Buyers did take longer to locate, settle on, and secure their properties of choice, as the average days on market for properties that sold in February went up from 68 to 99, which is an increase of almost 46%. This could be a factor of a number of things including: sellers being tenacious about their selling price and forcing buyers to deliberate longer before being able to confidently proceed with an offer; buyers taking longer to find exactly what they were looking for; or as stated, the particularly inclement weather confronting all players in the County real estate market in February.

 

And finally, while they may not necessarily reflect the properties or price points that buyers are interested in or looking for, there are in fact more properties on the market this year than last.
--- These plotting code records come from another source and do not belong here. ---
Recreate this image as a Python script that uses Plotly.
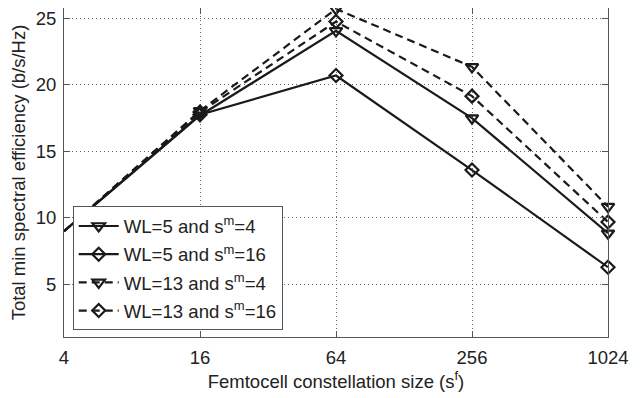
import plotly.graph_objects as go
import math

x_vals = [4, 16, 64, 256, 1024]
tick_labels = ["4", "16", "64", "256", "1024"]
wl5_sm4 = [9.0, 17.7, 24.05, 17.5, 8.85]
wl5_sm16 = [9.0, 17.75, 20.7, 13.6, 6.3]
wl13_sm4 = [9.0, 18.05, 25.7, 21.35, 10.85]
wl13_sm16 = [9.0, 17.95, 24.75, 19.15, 9.7]
names = ["WL=5 and s<sup>m</sup>=4", "WL=5 and s<sup>m</sup>=16",
         "WL=13 and s<sup>m</sup>=4", "WL=13 and s<sup>m</sup>=16"]

series = [wl5_sm4, wl5_sm16, wl13_sm4, wl13_sm16]
dashes = ["solid", "solid", "8px,5px", "8px,5px"]
symbols = ["triangle-down-open", "diamond-open", "triangle-down-open", "diamond-open"]
sizes = [11, 10, 11, 10]

ink = "#1a1a1a"
fig = go.Figure()
for i, (ys, nm, d, s, sz) in enumerate(zip(series, names, dashes, symbols, sizes)):
    fig.add_trace(go.Scatter(
        x=x_vals, y=ys, name=nm, mode="lines+markers", legendgroup=f"g{i}",
        line=dict(color=ink, width=2.2, dash=d),
        marker=dict(symbol=s, size=sz, color=ink, line=dict(width=2.2, color=ink)),
        cliponaxis=False,
    ))

fam = "Liberation Sans, Arial, sans-serif"
fig.update_layout(
    width=641, height=398,
    margin=dict(l=56, r=41, t=0, b=69),
    paper_bgcolor="white", plot_bgcolor="white",
    font=dict(family=fam, size=18, color="#222"),
    showlegend=True,
    legend=dict(x=0.016, y=0.02, xanchor="left", yanchor="bottom",
                bgcolor="white", bordercolor="#555", borderwidth=1,
                font=dict(family=fam, size=18.6, color="#222"),
                tracegroupgap=1, itemwidth=40),
    xaxis=dict(type="log", range=[math.log10(4), math.log10(1024)],
               tickvals=x_vals, ticktext=tick_labels,
               showgrid=True, gridcolor="#666", griddash="1px,3px", gridwidth=1,
               showline=True, linecolor="#555", linewidth=1, mirror="ticks",
               ticks="inside", ticklen=6, tickcolor="#555", zeroline=False,
               ticklabelstandoff=4, tickfont=dict(size=18.5), ticklabeloverflow="allow",
               title=dict(text="Femtocell constellation size (s<sup>f</sup>)", standoff=4,
                          font=dict(size=18.5))),
    yaxis=dict(range=[1.06, 25.77], tickvals=[5, 10, 15, 20, 25],
               showgrid=True, gridcolor="#666", griddash="1px,3px", gridwidth=1,
               showline=True, linecolor="#555", linewidth=1, mirror="ticks",
               ticks="inside", ticklen=6, tickcolor="#555", zeroline=False,
               ticklabelstandoff=3, tickfont=dict(size=18.5), ticklabeloverflow="allow",
               title=dict(text="Total min spectral efficiency (b/s/Hz)", standoff=8,
                          font=dict(size=18.5))),
)
fig.write_html("out.html")
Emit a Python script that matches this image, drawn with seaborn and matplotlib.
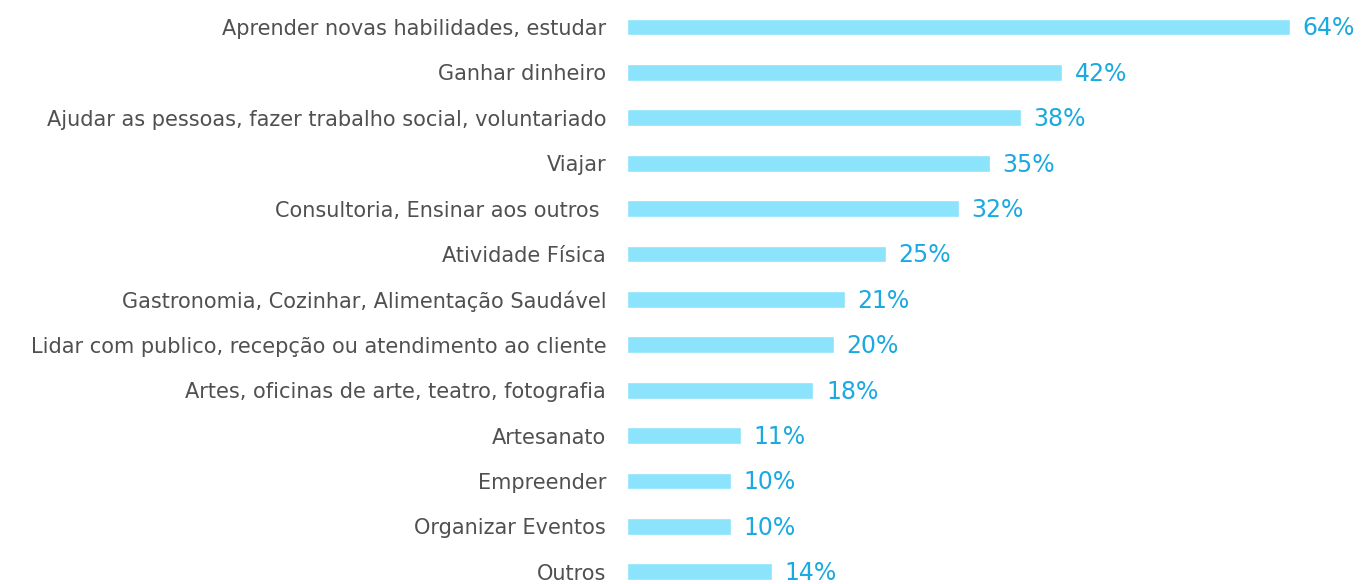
import matplotlib
matplotlib.use("Agg")
import matplotlib.pyplot as plt
import seaborn as sns
import pandas as pd

categories = [
    "Aprender novas habilidades, estudar",
    "Ganhar dinheiro",
    "Ajudar as pessoas, fazer trabalho social, voluntariado",
    "Viajar",
    "Consultoria, Ensinar aos outros ",
    "Atividade Física",
    "Gastronomia, Cozinhar, Alimentação Saudável",
    "Lidar com publico, recepção ou atendimento ao cliente",
    "Artes, oficinas de arte, teatro, fotografia",
    "Artesanato",
    "Empreender",
    "Organizar Eventos",
    "Outros",
]
values = [64, 42, 38, 35, 32, 25, 21, 20, 18, 11, 10, 10, 14]
labels = ["64%", "42%", "38%", "35%", "32%", "25%", "21%", "20%", "18%", "11%", "10%", "10%", "14%"]

df = pd.DataFrame({"cat": categories, "val": values})

sns.set_theme(style="white")
plt.rcParams['font.family'] = ['DejaVu Sans']

fig = plt.figure(figsize=(13.61, 5.84), dpi=100)
ax = fig.add_axes([627/1361, 0, (1361-627)/1361, 1])

sns.barplot(data=df, y="cat", x="val", orient="h", color="#8CE3FC",
            saturation=1, width=0.37, ax=ax)

ax.set_xlim(0, 734/10.36)
ax.set_ylim(12.27, -0.595)
ax.set_xlabel("")
ax.set_ylabel("")
ax.set_xticks([])
for s in ax.spines.values():
    s.set_visible(False)
ax.tick_params(axis="y", length=0, pad=15, labelsize=15, labelcolor="#505050")

for i, (v, lab) in enumerate(zip(values, labels)):
    ax.annotate(lab, (v, i), xytext=(9, -1), textcoords="offset points",
                va="center", ha="left", fontsize=17, color="#1BA9E1")

fig.savefig("out.png", dpi=100)
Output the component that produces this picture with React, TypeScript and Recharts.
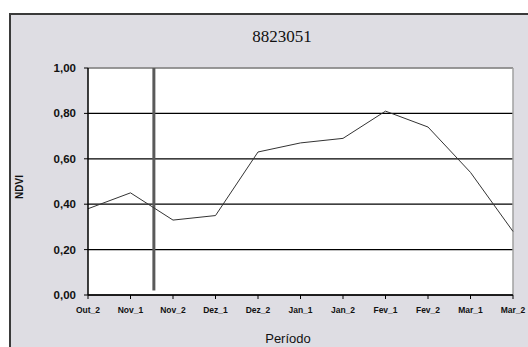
import React from "react"
import { LineChart, Line, XAxis, YAxis, CartesianGrid, ReferenceLine } from "recharts"

const categories = ["Out_2", "Nov_1", "Nov_2", "Dez_1", "Dez_2", "Jan_1", "Jan_2", "Fev_1", "Fev_2", "Mar_1", "Mar_2"]
const ndvi = [0.38, 0.45, 0.33, 0.35, 0.63, 0.67, 0.69, 0.81, 0.74, 0.54, 0.28]
const yTicks = [0, 0.2, 0.4, 0.6, 0.8, 1]
const markerPos = 1.55

const data = categories.map((c, i) => ({ i, name: c, ndvi: ndvi[i] }))

const fmtY = (v: number) => v.toFixed(2).replace(".", ",")

export default function App() {
  return (
    <div style={{ position: "fixed", left: 0, top: 0, width: 528, height: 347, background: "#fff", overflow: "hidden" }}>
      <div
        style={{
          position: "absolute",
          left: 9,
          top: 13,
          width: 540,
          height: 360,
          background: "#dedde3",
          border: "2px solid #3a3a3a",
          boxSizing: "border-box",
        }}
      />
      <div style={{ position: "absolute", left: 0, top: 0 }}>
        <LineChart width={528} height={347} data={data} margin={{ top: 68, right: 15, bottom: 22, left: 28 }}>
          <CartesianGrid vertical={false} stroke="#000" strokeWidth={1.2} fill="#fff" />
          <ReferenceLine y={1} stroke="#a0a0a0" strokeWidth={1.5} />
          <ReferenceLine x={10} stroke="#a0a0a0" strokeWidth={1.5} />
          <XAxis
            type="number"
            dataKey="i"
            domain={[0, 10]}
            ticks={categories.map((_, i) => i)}
            tickFormatter={(v: number) => categories[v]}
            interval={0}
            axisLine={{ stroke: "#000", strokeWidth: 1.5 }}
            tickLine={{ stroke: "#000" }}
            tickSize={4}
            tickMargin={8}
            height={30}
            tick={{ fontSize: 8.5, fontWeight: "bold", fill: "#111", fontFamily: "Liberation Sans" }}
          />
          <YAxis
            domain={[0, 1]}
            ticks={yTicks}
            tickFormatter={fmtY}
            width={60}
            axisLine={{ stroke: "#000", strokeWidth: 1.5 }}
            tickLine={{ stroke: "#000" }}
            tickSize={4}
            tickMargin={8}
            tick={{ fontSize: 11.5, fontWeight: "bold", fill: "#111", fontFamily: "Liberation Sans" }}
          />
          <ReferenceLine
            segment={[
              { x: markerPos, y: 0.02 },
              { x: markerPos, y: 1 },
            ]}
            stroke="#5a5a5a"
            strokeWidth={3}
          />
          <Line
            type="linear"
            dataKey="ndvi"
            stroke="#333"
            strokeWidth={1}
            dot={false}
            isAnimationActive={false}
          />
        </LineChart>
      </div>
      <div
        style={{
          position: "absolute",
          left: 182,
          width: 200,
          top: 27,
          textAlign: "center",
          fontFamily: "Liberation Serif",
          fontSize: 17,
          color: "#111",
        }}
      >
        8823051
      </div>
      <div
        style={{
          position: "absolute",
          left: 1,
          top: 180,
          width: 40,
          textAlign: "center",
          fontFamily: "Liberation Sans",
          fontSize: 10,
          fontWeight: "bold",
          color: "#111",
          transform: "rotate(-90deg)",
          transformOrigin: "20px 7px",
        }}
      >
        NDVI
      </div>
      <div
        style={{
          position: "absolute",
          left: 238,
          width: 100,
          top: 331,
          textAlign: "center",
          fontFamily: "Liberation Sans",
          fontSize: 13,
          color: "#111",
        }}
      >
        Período
      </div>
    </div>
  )
}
At months end, 402 properties were listed for sale, while according to the Quinte Board, there were only 249 the year previous at that time.

 

The prospect of warming temperatures and the advent of spring should usher in new market conditions for the County. Hopefully, it will prompt sellers to list their properties for sale with the knowledge that the attributes of their property can be more favourably showcased, and the belief that buyers will be more inclined to venture out and appreciate them. Generally, market conditions seem to be stabilizing with a return to a more sustainable pace, but recent price trends suggest that, despite its ongoing relative competitive price advantage, the County is not immune from the affordability challenges now confronting many buyers grappling with higher debt loads, carrying costs, and the more stringent lending criteria imposed by the stress test.